SPEAKING two languages rather than just one has obvious practical benefits in an increasingly globalized world. But in recent years, scientists have begun to show that the advantages of bilingualism are even more fundamental than being able to converse with a wider range of people. Being bilingual, it turns out, makes you smarter. It can have a profound effect on your brain, improving cognitive skills not related to language and even shielding against dementia in old age.

This view of bilingualism is remarkably different from the understanding of bilingualism through much of the 20th century. Researchers, educators and policy makers long considered a second language to be an interference, cognitively speaking, that hindered a child’s academic and intellectual development.

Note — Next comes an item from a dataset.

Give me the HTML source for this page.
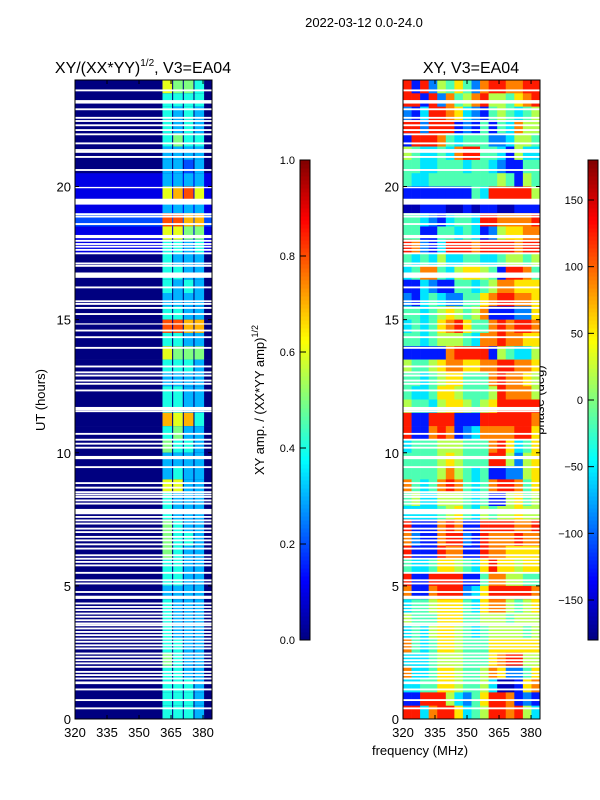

They were not wrong about the interference: there is ample evidence that in a bilingual’s brain both language systems are active even when he is using only one language, thus creating situations in which one system obstructs the other. But this interference, researchers are finding out, isn’t so much a handicap as a blessing in disguise. It forces the brain to resolve internal conflict, giving the mind a workout that strengthens its cognitive muscles.

Bilinguals, for instance, seem to be more adept than monolinguals at solving certain kinds of mental puzzles. In a 2004 study by the psychologists Ellen Bialystok and Michelle Martin-Rhee, bilingual and monolingual preschoolers were asked to sort blue circles and red squares presented on a computer screen into two digital bins — one marked with a blue square and the other marked with a red circle.